The Court answered that if the president has evidence of criminal infiltration, she should present a formal complaint so the matter can be investigated through the proper channels. Magistrates said broad accusations without evidence damage public trust and unfairly cast suspicion on thousands of judicial employees.

The clash lands in a tense political moment for Costa Rica. Fernández has made security a central issue of her administration, promising a harder line against drug trafficking, organized crime and corruption. Her government has repeatedly questioned judicial decisions involving suspects or convicted criminals who receive alternative measures instead of remaining in prison.
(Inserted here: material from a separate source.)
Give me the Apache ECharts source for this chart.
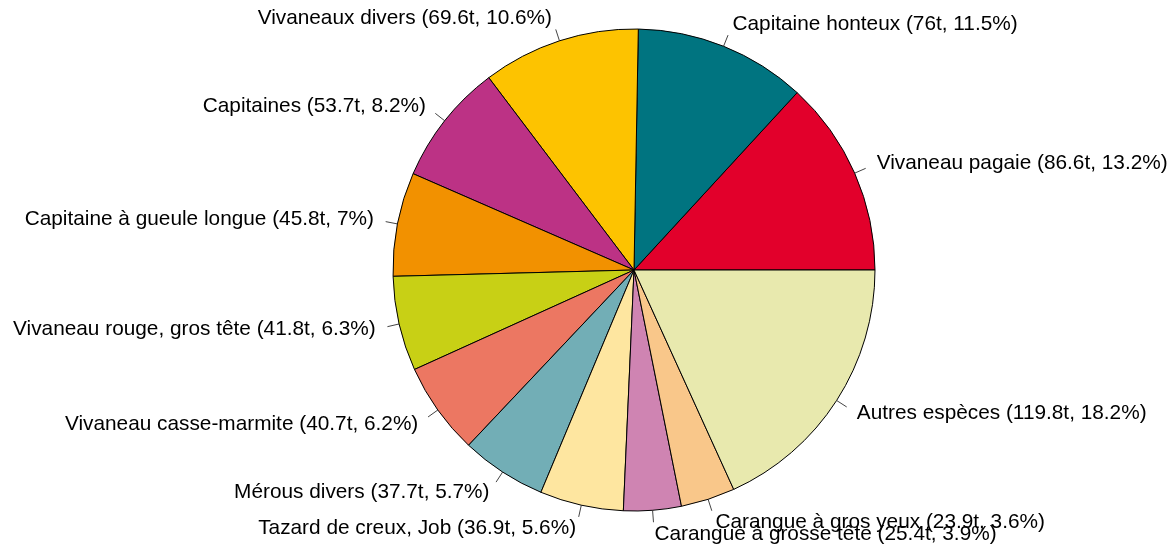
<!DOCTYPE html>
<html>
<head>
<meta charset="utf-8">
<script src="https://cdn.jsdelivr.net/npm/echarts@6/dist/echarts.min.js"></script>
<style>
  html, body { margin: 0; padding: 0; background: #fff; }
  #myChart { width: 1173px; height: 546px; }
</style>
</head>
<body>
<div id="myChart"></div>
<script>
// espèces, tonnages (t) et parts (%)
var especes = [
    "Vivaneau pagaie", "Capitaine honteux", "Vivaneaux divers", "Capitaines",
    "Capitaine à gueule longue", "Vivaneau rouge, gros tête", "Vivaneau casse-marmite",
    "Mérous divers", "Tazard de creux, Job", "Carangue à grosse tête",
    "Carangue à gros yeux", "Autres espèces"
];
var tonnages = [86.6, 76, 69.6, 53.7, 45.8, 41.8, 40.7, 37.7, 36.9, 25.4, 23.9, 119.8];
var parts = ["13.2", "11.5", "10.6", "8.2", "7", "6.3", "6.2", "5.7", "5.6", "3.9", "3.6", "18.2"];
var couleurs = [
    "#E2002B", "#007480", "#FDC300", "#BC3285", "#F29100", "#C8D015",
    "#EC7762", "#72AEB6", "#FEE6A0", "#CF84B2", "#F9C78A", "#E8E9AE"
];

var donnees = especes.map(function (nom, i) {
    return {
        name: nom + " (" + tonnages[i] + "t, " + parts[i] + "%)",
        value: tonnages[i],
        itemStyle: { color: couleurs[i] }
    };
});

var echartsContainer = echarts.init(document.getElementById("myChart"));
echartsContainer.setOption({
    animation: false,
    backgroundColor: "#fff",
    series: [
        {
            type: "pie",
            center: [634, 270],
            radius: 241,
            startAngle: 0,
            clockwise: false,
            avoidLabelOverlap: false,
            data: donnees,
            itemStyle: { borderColor: "#000", borderWidth: 1 },
            label: {
                show: true,
                position: "outside",
                formatter: "{b}",
                color: "#000",
                fontFamily: "Liberation Sans, Arial, sans-serif",
                fontSize: 20.8
            },
            labelLine: {
                show: true,
                length: 12,
                length2: 0,
                lineStyle: { color: "#444", width: 1 }
            },
            emphasis: { disabled: true },
            labelLayout: function (params) {
                // texte à 1.1 r comme dans pie() de R
                var p = params.labelLinePoints;
                if (!p) return {};
                var x = p[0][0] + (p[1][0] - p[0][0]) * 2;
                var y = p[0][1] + (p[1][1] - p[0][1]) * 2;
                return {
                    x: x,
                    y: y,
                    align: p[1][0] < p[0][0] ? "right" : "left",
                    verticalAlign: "middle",
                    labelLinePoints: p
                };
            }
        }
    ]
});
</script>
</body>
</html>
The judiciary, meanwhile, is pushing back against what it sees as a dangerous generalization. Its position is that corruption cases must be investigated and punished, but that individual cases do not prove institutional capture.

The Celso Gamboa case is what gives the dispute its weight. Gamboa once held some of the most sensitive public posts in Costa Rica, including Supreme Court magistrate, deputy attorney general and security minister. His extradition to the United States marked a major moment in the country’s fight against transnational crime and has fueled wider questions about whether criminal networks have reached high levels of public power.

For Fernández, the case shows why Costa Rica must treat organized crime as a threat to state institutions. For the Court, it does not justify accusing the judiciary as a whole of being penetrated by narcotrafficking.

The result is now a full institutional standoff. The president is framing the issue as part of a national security crisis. The Supreme Court is framing it as a defense of judicial independence, due process and the reputation of the thousands of people who work inside the country’s justice system.

Neither side has resolved the central question facing the public: how Costa Rica can confront organized crime inside state institutions without turning suspicion into a political weapon.